本訳書は『エーゴン・シーレの手紙と散文』(アルトゥル・レスラー編、1921年、ウィーン、リヒャルト・ラー二イ書店発行)に掲載されたシーレの文章の全訳である。シーレの散文、詩、日記、さらにスケッチブックに記された妻へのメッセージから構成されている。訳に徹して行われており、一般には「エゴン・シーレ」と表されるが、原語発音に忠実に「エーゴン・シーレ」と表記されている。

28歳の短命の中で、多くの文を残したことは、シーレ研究における貴重な資料となっており、評論を一切加えない本訳書は、その意味で脚色のないシーレ自身に出会う貴重なものになっている。私自身が本訳書から得た印象は、極めて几帳面であり、こういう友人がいたら大変面倒くさいであろうというのが本音である。中でも殆どの手紙における筆跡は、印刷書体に極めて忠実で、読む側に立ってみれば、シーレがどれほど切実にこの手紙を書いたかと感ぜざるを得ないのである。そして最も多く出したアルトゥル・レスラーへの手紙(71通)の内容は、絵の具やキャンバスを購入するための金銭の欲求、更には作品を販売するための便宜である。アルトゥル・レスラーは美術批評家であり、画商も行う当時ウィーンの実力者で、シーレを物心両面で支えた人物である。シーレはフィンセント・ヴィレム・ファン・ゴッホを尊敬し、ときに自らをゴッホに同化させることもあるが、レスラーはゴッホにおける最大の支援者弟テオに値する。しかしシーレが短命の中で2000点以上もの作品を残せたことは、レスラーの能力に負うところが大きいことが本訳書から読み取ることができる。

他に特筆すべきことは、第一次世界大戦の勃発で、25歳から兵役に服したことである。
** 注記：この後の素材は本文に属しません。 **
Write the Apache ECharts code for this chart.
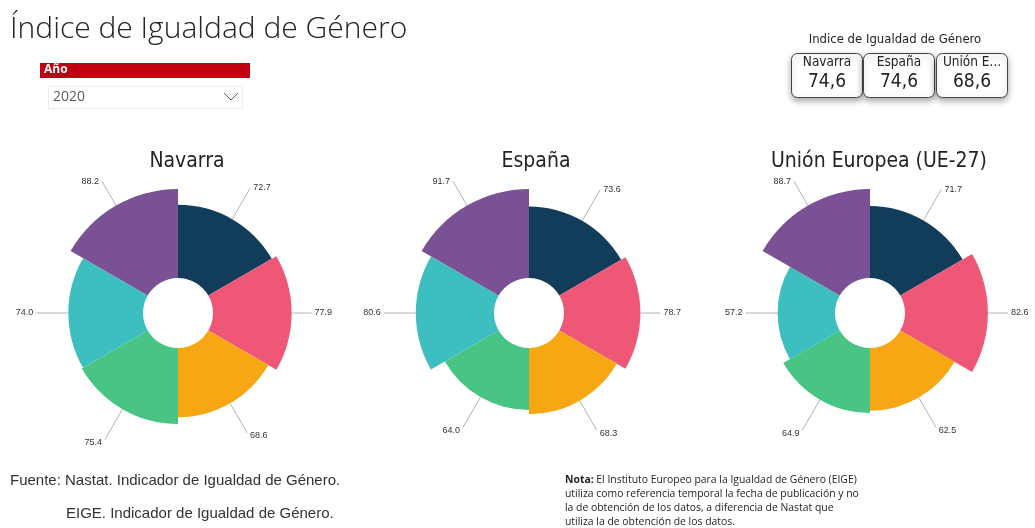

画家という職業が考慮され戦場に向かうことはなく、几帳面な能力にも配慮され殆ど事務的な仕事に終止したものの、描かなければならない特別な自分にとって、悲鳴を叫び続ける任務であった。28歳の短命を振り返ってみると惜しまれてならないのである。

02. 2月 2023 · February 2, 2023* Art Book for Stay Home /no.111 はコメントを受け付けていません · Categories: 日記

『黒い太陽と赤いカニ 岡本太郎の日本』椹木野衣(中央公論新社、2003年)

「岡本太郎とは何者か」という問いは太郎に限って非常に的を得たものである。正体が掴みにくいのである。一言で芸術家である。絵も彫刻もモニュメントも壁画も作るが芸術家であって美術家ではない。論述、エッセイは多いが著述家ではない。テレビにはいっぱい出ていたがタレントではない。有名な芸術家ではあるが、意外と作品集は少ない、没後出版が相次いでいるが。岡本太郎についての著述は、太郎も、養女敏子も美術評論家山下裕二なども太郎については絶賛型である。太郎全体がポジティブで覆われているのである。

椹木野衣の本著は、そういうポジティブなものではない。「岡本太郎とは何者か」に最も肉薄した一冊と言えるだろう。椹木の美術評論家としての経験も比較的浅い41歳という中、全力で太郎を暴いている。なぜ岡本太郎は美術家ではなく芸術家なのかが明解に著されている。

その根拠を示す。一つは長くパリに住んだが、パリは他のすべての美術を志すものたちが憧れて、学びを求めて住んだのに対して、漫画家と小説家の両親に連れられてやむを得ず住んだこと。先ずフランス語を身に着け、哲学、宗教学、芸術学を学んだこと。そこにはフランス芸術の尊敬はあるものの、コンプレックスはない。ただひたすら「芸術とはなにか」に終始して生きてきた。

一つは美術以前に父一平を通して漫画があったこと。現代においては当たり前であるが、少年時代に漫画にどっぷりと浸かり、その漫画を封印することで美術に向かうという生き方を世界で最初に実践した人であること。

そうした一般に美術を志した者とは大きく異る太郎であるがゆえに、べらぼうな『太陽の塔』があり、『縄文土器論』があり、メキシコで描かれた巨大壁画『明日の神話』がある。

若い椹木が太郎に押しつぶされないように、どれだけ太郎を調査し、追究したであろうかが確固たる論を敷くことで太郎絶賛型の口を封じたと言える。